The input →
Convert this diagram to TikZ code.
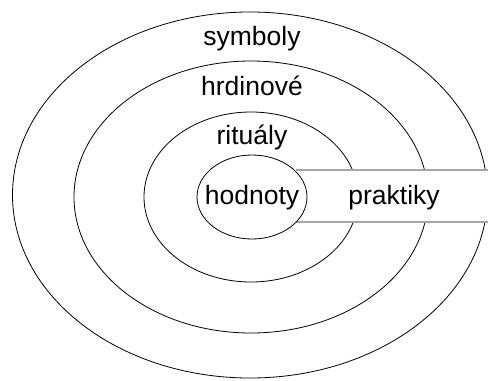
\documentclass[tikz,border=0pt]{standalone}
\usepackage{fontspec}
\setmainfont{Liberation Sans}
\begin{document}
\begin{tikzpicture}[x=1pt,y=-1pt,
  ring/.style={draw=black,line width=0.8pt},
  bandline/.style={draw=black!35,line width=1.8pt},
  lbl/.style={font=\fontsize{26.5}{30}\selectfont,anchor=base,inner sep=0pt}]
\useasboundingbox (0,0) rectangle (489,380);
\draw[ring] (250,195) ellipse [x radius=237.5,y radius=183];
\draw[ring] (251,197) ellipse [x radius=177,y radius=136];
\draw[ring] (251,197) ellipse [x radius=107,y radius=85];
\fill[white] (296,170) rectangle (489,222);
\coordinate (bt0) at (296,170);
\coordinate (bt1) at (487.5,170);
\coordinate (bb0) at (296,222);
\coordinate (bb1) at (487.5,222);
\draw[bandline] (bt0) -- (bt1);
\draw[bandline] (bb0) -- (bb1);
\draw[ring,fill=white] (252,197) ellipse [x radius=55,y radius=42];
\node[lbl] (sym) at (252,45) {symboly};
\node[lbl] (hrd) at (252,95) {hrdinové};
\node[lbl] (rit) at (252,144) {rituály};
\node[lbl] (hod) at (252,204) {hodnoty};
\node[lbl] (pra) at (394,204) {praktiky};
\end{tikzpicture}
\end{document}
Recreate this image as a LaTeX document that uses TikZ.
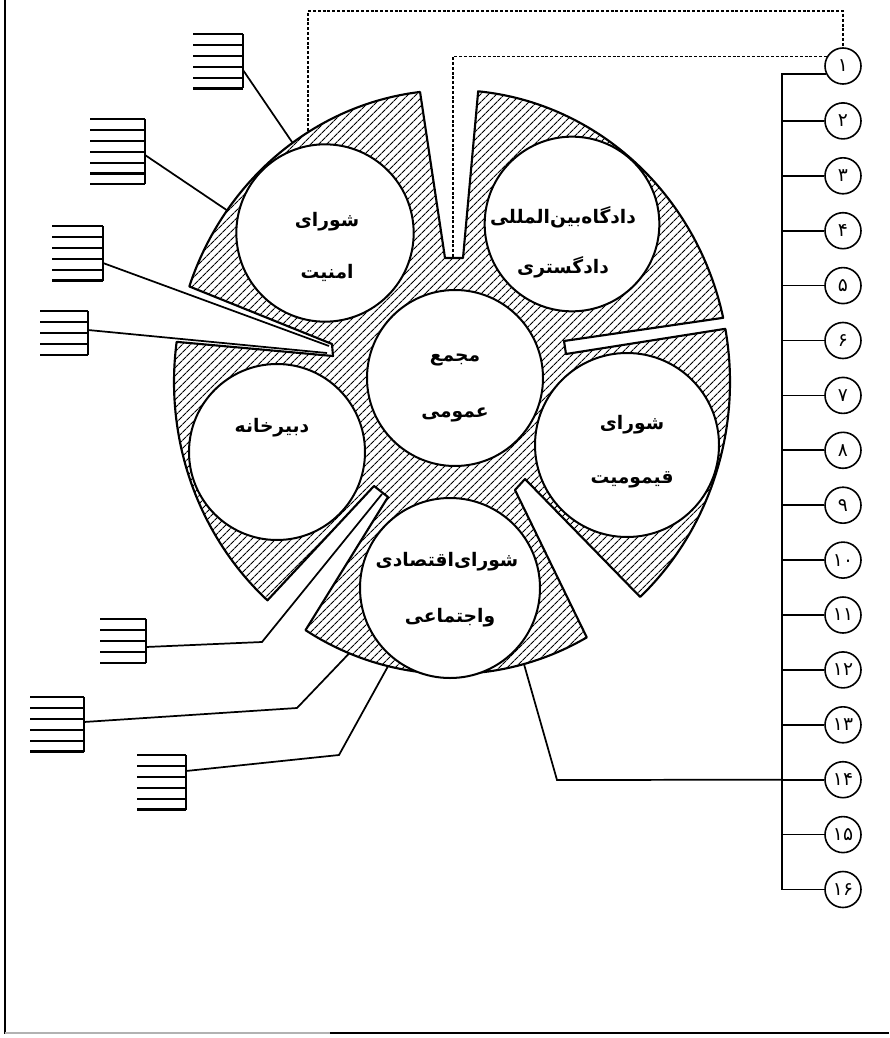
\documentclass[tikz,border=0pt]{standalone}
\usepackage{fontspec}
\newfontfamily\fa[Script=Arabic]{DejaVu Sans}
\TeXXeTstate=1
\usetikzlibrary{patterns.meta,calc}
\newcommand\stackbox[4]{%
  \foreach \k in {1,...,#4}{\draw[boxline] (#1,{#3+10.9*(\k-1)}) -- (#2,{#3+10.9*(\k-1)});}
  \draw[boxline] (#2,#3) -- (#2,{#3+10.9*(#4-1)});}
\begin{document}
\begin{tikzpicture}[x=0.75pt,y=-0.75pt,
  outl/.style={line width=1.6pt,line join=round},
  hatch/.style={pattern={Lines[angle=45,distance=4pt,line width=0.8pt]}},
  disk/.style={circle,draw,line width=1.5pt,fill=white,inner sep=0pt},
  num/.style={circle,draw,line width=1.2pt,minimum size=27pt,inner sep=0pt,font=\fa\fontsize{14}{14}\selectfont},
  lbl/.style={font=\fa\bfseries\fontsize{14}{14}\selectfont,inner sep=0pt},
  conn/.style={line width=1.3pt},
  boxline/.style={line width=1.6pt},
  dots/.style={line width=1.2pt,dash pattern=on 2.2pt off 1.4pt},
  ell/.style={x radius=278,y radius=292}]
\useasboundingbox (0,0) rectangle (889,1038);
% frame
\draw[line width=1.4pt] (5,0) -- (5,1034);
\draw[gray!60,line width=0.8pt] (5,1033) -- (330,1033);
\draw[line width=1.6pt] (330,1033) -- (889,1033);
% hatched body
\draw[outl,hatch] (463,258) -- ({452+278*cos(-84.6)},{382+292*sin(-84.6)}) arc[start angle=-84.6,end angle=-12.7,ell]
  -- (564,341) -- (566,354) -- ({452+278*cos(-10.5)},{382+292*sin(-10.5)}) arc[start angle=-10.5,end angle=47.4,ell]
  -- (525,479) -- (515,490) -- ({452+278*cos(61)},{382+292*sin(61)}) arc[start angle=61,end angle=121.8,ell]
  -- (388,497) -- (374,486) -- ({452+278*cos(131.6)},{382+292*sin(131.6)}) arc[start angle=131.6,end angle=187.9,ell]
  -- (333,356) -- (332,344) -- ({452+278*cos(199.1)},{382+292*sin(199.1)}) arc[start angle=199.1,end angle=263.4,ell]
  -- (445,258) -- cycle;
% circles
\node[disk,minimum size=133pt] (amn) at (325,233) {};
\node[disk,minimum size=131pt] (dad) at (572,224) {};
\node[disk,minimum size=132pt] (maj) at (455,378) {};
\node[disk,minimum size=138pt] (qay) at (627,445) {};
\node[disk,minimum size=132pt] (dab) at (277,452) {};
\node[disk,minimum size=135pt] (eqt) at (450,588) {};
% labels
\node[lbl] (tAm1) at (327,222) {\beginR شورای\endR};
\node[lbl] (tAm2) at (327,273) {\beginR امنیت\endR};
\node[lbl] (tDa1) at (563,217) {\beginR دادگاه‌بین‌المللی\endR};
\node[lbl] (tDa2) at (563,267) {\beginR دادگستری\endR};
\node[lbl] (tMa1) at (455,360) {\beginR مجمع\endR};
\node[lbl] (tMa2) at (455,415) {\beginR عمومی\endR};
\node[lbl] (tQa1) at (632,425) {\beginR شورای\endR};
\node[lbl] (tQa2) at (632,480) {\beginR قیمومیت\endR};
\node[lbl] (tDb) at (272,428) {\beginR دبیرخانه\endR};
\node[lbl] (tEq1) at (447,562) {\beginR شورای‌اقتصادی\endR};
\node[lbl] (tEq2) at (450,618) {\beginR واجتماعی\endR};
% numbered circles
\foreach \i/\d in {1/۱,2/۲,3/۳,4/۴,5/۵,6/۶,7/۷,8/۸,9/۹,10/۱۰,11/۱۱,12/۱۲,13/۱۳,14/۱۴,15/۱۵,16/۱۶}
  \node[num] (c\i) at (843,{66+54.9*(\i-1)}) {\d};
\coordinate (bus) at (782,0);
\draw[conn] (c1.205) -- (c1.205 -| bus) -- (c16.west -| bus) -- (c16.west);
\foreach \i in {2,...,15} \draw[conn] (c\i.west) -- (c\i.west -| bus);
% connector from circle 14 level to the bottom of the body
\coordinate (eb) at ({452+278*cos(75)},{382+292*sin(75)});
\coordinate (k14) at (557,780);
\draw[conn] (eb) -- (k14) -- (c14.west -| bus);
% dotted connectors to circle 1
\coordinate (n1b) at (453,257);
\coordinate (ea) at (308,131);
\draw[dots] (n1b) |- (c1.150);
\draw[dots] (ea) |- ($(c1.north)+(0,-36)$) -- (c1.north);
% stacked-line boxes
\stackbox{193}{243}{34}{6}
\stackbox{90}{145}{119}{7}
\stackbox{52}{103}{226}{6}
\stackbox{40}{88}{311}{5}
\stackbox{100}{146}{619}{5}
\stackbox{30}{84}{697}{6}
\stackbox{137}{186}{755}{6}
% box connectors
\coordinate (bA) at (243,70);  \coordinate (eA) at ({452+278*cos(235)},{382+292*sin(235)});
\coordinate (bB) at (145,155); \coordinate (eB) at ({452+278*cos(216)},{382+292*sin(216)});
\coordinate (bC) at (103,263); \coordinate (n3a) at (329,346);
\coordinate (bD) at (88,330);  \coordinate (n3b) at (327,353);
\coordinate (bE) at (146,647); \coordinate (kE) at (262,642); \coordinate (n4) at (382,494);
\coordinate (bF) at (84,722);  \coordinate (kF) at (297,708); \coordinate (eF) at ({452+278*cos(111.7)},{382+292*sin(111.7)});
\coordinate (bG) at (186,771); \coordinate (kG) at (339,755); \coordinate (eG) at ({452+278*cos(103.3)},{382+292*sin(103.3)});
\draw[conn] (bA) -- (eA);
\draw[conn] (bB) -- (eB);
\draw[conn] (bC) -- (n3a);
\draw[conn] (bD) -- (n3b);
\draw[conn] (bE) -- (kE) -- (n4);
\draw[conn] (bF) -- (kF) -- (eF);
\draw[conn] (bG) -- (kG) -- (eG);
\end{tikzpicture}
\end{document}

The request → Please transcribe the material above exactly as written. Leave the pictures out.

Answer →
Convert this diagram to TikZ code.
\documentclass[tikz,border=0pt]{standalone}
\usepackage{fontspec}
\setmainfont{Liberation Sans}
\begin{document}
\begin{tikzpicture}[x=1pt,y=-1pt,
  ring/.style={draw=black,line width=0.8pt},
  bandline/.style={draw=black!35,line width=1.8pt},
  lbl/.style={font=\fontsize{26.5}{30}\selectfont,anchor=base,inner sep=0pt}]
\useasboundingbox (0,0) rectangle (489,380);
\draw[ring] (250,195) ellipse [x radius=237.5,y radius=183];
\draw[ring] (251,197) ellipse [x radius=177,y radius=136];
\draw[ring] (251,197) ellipse [x radius=107,y radius=85];
\fill[white] (296,170) rectangle (489,222);
\coordinate (bt0) at (296,170);
\coordinate (bt1) at (487.5,170);
\coordinate (bb0) at (296,222);
\coordinate (bb1) at (487.5,222);
\draw[bandline] (bt0) -- (bt1);
\draw[bandline] (bb0) -- (bb1);
\draw[ring,fill=white] (252,197) ellipse [x radius=55,y radius=42];
\node[lbl] (sym) at (252,45) {symboly};
\node[lbl] (hrd) at (252,95) {hrdinové};
\node[lbl] (rit) at (252,144) {rituály};
\node[lbl] (hod) at (252,204) {hodnoty};
\node[lbl] (pra) at (394,204) {praktiky};
\end{tikzpicture}
\end{document}
Recreate this image as a LaTeX document that uses TikZ.
\documentclass[tikz,border=0pt]{standalone}
\usepackage{fontspec}
\newfontfamily\fa[Script=Arabic]{DejaVu Sans}
\TeXXeTstate=1
\usetikzlibrary{patterns.meta,calc}
\newcommand\stackbox[4]{%
  \foreach \k in {1,...,#4}{\draw[boxline] (#1,{#3+10.9*(\k-1)}) -- (#2,{#3+10.9*(\k-1)});}
  \draw[boxline] (#2,#3) -- (#2,{#3+10.9*(#4-1)});}
\begin{document}
\begin{tikzpicture}[x=0.75pt,y=-0.75pt,
  outl/.style={line width=1.6pt,line join=round},
  hatch/.style={pattern={Lines[angle=45,distance=4pt,line width=0.8pt]}},
  disk/.style={circle,draw,line width=1.5pt,fill=white,inner sep=0pt},
  num/.style={circle,draw,line width=1.2pt,minimum size=27pt,inner sep=0pt,font=\fa\fontsize{14}{14}\selectfont},
  lbl/.style={font=\fa\bfseries\fontsize{14}{14}\selectfont,inner sep=0pt},
  conn/.style={line width=1.3pt},
  boxline/.style={line width=1.6pt},
  dots/.style={line width=1.2pt,dash pattern=on 2.2pt off 1.4pt},
  ell/.style={x radius=278,y radius=292}]
\useasboundingbox (0,0) rectangle (889,1038);
% frame
\draw[line width=1.4pt] (5,0) -- (5,1034);
\draw[gray!60,line width=0.8pt] (5,1033) -- (330,1033);
\draw[line width=1.6pt] (330,1033) -- (889,1033);
% hatched body
\draw[outl,hatch] (463,258) -- ({452+278*cos(-84.6)},{382+292*sin(-84.6)}) arc[start angle=-84.6,end angle=-12.7,ell]
  -- (564,341) -- (566,354) -- ({452+278*cos(-10.5)},{382+292*sin(-10.5)}) arc[start angle=-10.5,end angle=47.4,ell]
  -- (525,479) -- (515,490) -- ({452+278*cos(61)},{382+292*sin(61)}) arc[start angle=61,end angle=121.8,ell]
  -- (388,497) -- (374,486) -- ({452+278*cos(131.6)},{382+292*sin(131.6)}) arc[start angle=131.6,end angle=187.9,ell]
  -- (333,356) -- (332,344) -- ({452+278*cos(199.1)},{382+292*sin(199.1)}) arc[start angle=199.1,end angle=263.4,ell]
  -- (445,258) -- cycle;
% circles
\node[disk,minimum size=133pt] (amn) at (325,233) {};
\node[disk,minimum size=131pt] (dad) at (572,224) {};
\node[disk,minimum size=132pt] (maj) at (455,378) {};
\node[disk,minimum size=138pt] (qay) at (627,445) {};
\node[disk,minimum size=132pt] (dab) at (277,452) {};
\node[disk,minimum size=135pt] (eqt) at (450,588) {};
% labels
\node[lbl] (tAm1) at (327,222) {\beginR شورای\endR};
\node[lbl] (tAm2) at (327,273) {\beginR امنیت\endR};
\node[lbl] (tDa1) at (563,217) {\beginR دادگاه‌بین‌المللی\endR};
\node[lbl] (tDa2) at (563,267) {\beginR دادگستری\endR};
\node[lbl] (tMa1) at (455,360) {\beginR مجمع\endR};
\node[lbl] (tMa2) at (455,415) {\beginR عمومی\endR};
\node[lbl] (tQa1) at (632,425) {\beginR شورای\endR};
\node[lbl] (tQa2) at (632,480) {\beginR قیمومیت\endR};
\node[lbl] (tDb) at (272,428) {\beginR دبیرخانه\endR};
\node[lbl] (tEq1) at (447,562) {\beginR شورای‌اقتصادی\endR};
\node[lbl] (tEq2) at (450,618) {\beginR واجتماعی\endR};
% numbered circles
\foreach \i/\d in {1/۱,2/۲,3/۳,4/۴,5/۵,6/۶,7/۷,8/۸,9/۹,10/۱۰,11/۱۱,12/۱۲,13/۱۳,14/۱۴,15/۱۵,16/۱۶}
  \node[num] (c\i) at (843,{66+54.9*(\i-1)}) {\d};
\coordinate (bus) at (782,0);
\draw[conn] (c1.205) -- (c1.205 -| bus) -- (c16.west -| bus) -- (c16.west);
\foreach \i in {2,...,15} \draw[conn] (c\i.west) -- (c\i.west -| bus);
% connector from circle 14 level to the bottom of the body
\coordinate (eb) at ({452+278*cos(75)},{382+292*sin(75)});
\coordinate (k14) at (557,780);
\draw[conn] (eb) -- (k14) -- (c14.west -| bus);
% dotted connectors to circle 1
\coordinate (n1b) at (453,257);
\coordinate (ea) at (308,131);
\draw[dots] (n1b) |- (c1.150);
\draw[dots] (ea) |- ($(c1.north)+(0,-36)$) -- (c1.north);
% stacked-line boxes
\stackbox{193}{243}{34}{6}
\stackbox{90}{145}{119}{7}
\stackbox{52}{103}{226}{6}
\stackbox{40}{88}{311}{5}
\stackbox{100}{146}{619}{5}
\stackbox{30}{84}{697}{6}
\stackbox{137}{186}{755}{6}
% box connectors
\coordinate (bA) at (243,70);  \coordinate (eA) at ({452+278*cos(235)},{382+292*sin(235)});
\coordinate (bB) at (145,155); \coordinate (eB) at ({452+278*cos(216)},{382+292*sin(216)});
\coordinate (bC) at (103,263); \coordinate (n3a) at (329,346);
\coordinate (bD) at (88,330);  \coordinate (n3b) at (327,353);
\coordinate (bE) at (146,647); \coordinate (kE) at (262,642); \coordinate (n4) at (382,494);
\coordinate (bF) at (84,722);  \coordinate (kF) at (297,708); \coordinate (eF) at ({452+278*cos(111.7)},{382+292*sin(111.7)});
\coordinate (bG) at (186,771); \coordinate (kG) at (339,755); \coordinate (eG) at ({452+278*cos(103.3)},{382+292*sin(103.3)});
\draw[conn] (bA) -- (eA);
\draw[conn] (bB) -- (eB);
\draw[conn] (bC) -- (n3a);
\draw[conn] (bD) -- (n3b);
\draw[conn] (bE) -- (kE) -- (n4);
\draw[conn] (bF) -- (kF) -- (eF);
\draw[conn] (bG) -- (kG) -- (eG);
\end{tikzpicture}
\end{document}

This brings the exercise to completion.